Regeling vervallen per 01-01-2010

Verordening op de ambtelijke bijstand en de fractieondersteuning 2003

Geldend van 01-01-2003 t/m 31-12-2009

Intitulé

Verordening op de ambtelijke bijstand en de fractieondersteuning 2003

Gelet op het bepaalde in artikel 33 van de Gemeentewet.

Paragraaf 1 Ambtelijke bijstand

Artikel 1

  • 1.

    Een raadslid wendt zich tot de griffier of een ambtenaar met een verzoek om:

    • a.

      feitelijke informatie van geringe omvang;

    • b.

      inzage in of afschrift van documenten die openbaar zijn.

  • 2.

    Indien de ambtenaar twijfelt of het verzoek betrekking heeft op informatie, bedoeld onder het eerste lid, onderdeel a of b, stelt hij de secretaris daarvan in kennis. De secretaris beslist.

  • 3.

    Een raadslid wendt zich tot de griffier met een verzoek om bijstand bij het opstellen van voorstellen, amendementen en moties of andere bijstand.

  • 4.

    De bijstand, bedoeld in het derde lid, wordt verleend door de griffier of een medewerker van de griffie. Indien de gevraagde bijstand niet door de griffier of een medewerker van de griffie kan worden verleend, kan de griffier de secretaris verzoeken één of meer ambtenaren aan te wijzen, die de gevraagde bijstand zo spoedig mogelijk verlenen.

Artikel 2

  • 1.

    Een ambtenaar verleent op verzoek van de griffier of de secretaris ambtelijke bijstand, tenzij:

    • a.

      het raadslid niet aannemelijk heeft gemaakt dat de bijstand betrekking heeft op de werkzaamheden van de raad;

    • b.

      dit het belang van de gemeente kan schaden;

    • c.

      de hoeveelheid bijstand ten behoeve van het raadslid de grenzen van het redelijke overschrijdt.

  • 2.

    De secretaris beoordeelt of ambtelijke bijstand op grond van het eerste lid geweigerd wordt.

  • 3.

    Indien de bijstand op grond van het eerste lid wordt geweigerd, deelt de secretaris dit schriftelijk met redenen omkleed mee aan de griffier en aan het raadslid, dat het verzoek heeft ingediend.

Artikel 3

Indien het verzoek om bijstand aan een ambtenaar door de secretaris wordt geweigerd, kan de griffier of het betrokken raadslid het verzoek voorleggen aan de burgemeester.

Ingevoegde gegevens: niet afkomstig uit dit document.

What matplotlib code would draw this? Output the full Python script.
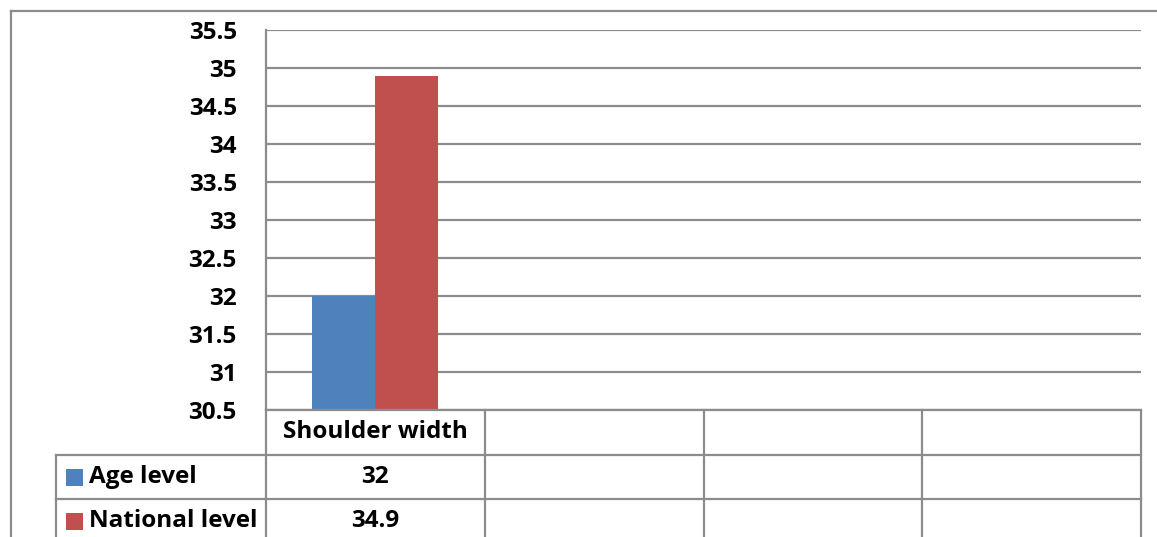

De burgemeester beslist zo spoedig mogelijk over het verzoek.

Artikel 4

  • 1.

    Indien een raadslid niet tevreden is over de verleende bijstand, kan hij de zaak aan de griffier voorleggen.

  • 2.

    Indien het bijstand betreft, die door een ambtenaar is gegeven, bespreekt de griffier de zaak met de secretaris en deelt hij de uitkomst van het overleg aan het raadslid mee.

  • 3.

    Indien overleg met de secretaris niet leidt tot een voor beide partijen bevredigende oplossing, leggen zij de zaak voor aan de burgemeester. De burgemeester beslist zo spoedig mogelijk over de zaak.

Artikel 5

  • 1.

    Elk raadslid heeft recht op ambtelijke bijstand, als bedoeld in artikel 1.

  • 2.

    De secretaris houdt een register van de verleende ambtelijke bijstand, als bedoeld in artikel 1, derde lid, bij, waarin per verzoek om bijstand aan de reguliere ambtelijke organisatie wordt opgenomen:

    • a.

      welk raadslid om bijstand heeft verzocht;

    • b.

      over welk onderwerp om bijstand is verzocht;

    • c.

      welke ambtenaar de bijstand heeft verleend;

    • d.

      hoeveel tijd het verlenen van de bijstand heeft gekost;

    • e.

      de reden waarom een verzoek is geweigerd.

Artikel 6

De secretaris verstrekt de desbetreffende portefeuillehouder in het college desgewenst een afschrift van het verzoek uit het register.

Paragraaf 2 Fractieondersteuning

Artikel 8

Vervallen.

Artikel 9

Vervallen.

Artikel 10

Vervallen.

Artikel 11

Vervallen.

Artikel 12

Vervallen.

Artikel 13

Vervallen.

Paragraaf 3 Slotbepaling

Artikel 14

Deze verordening treedt in werking op 1 januari 2003.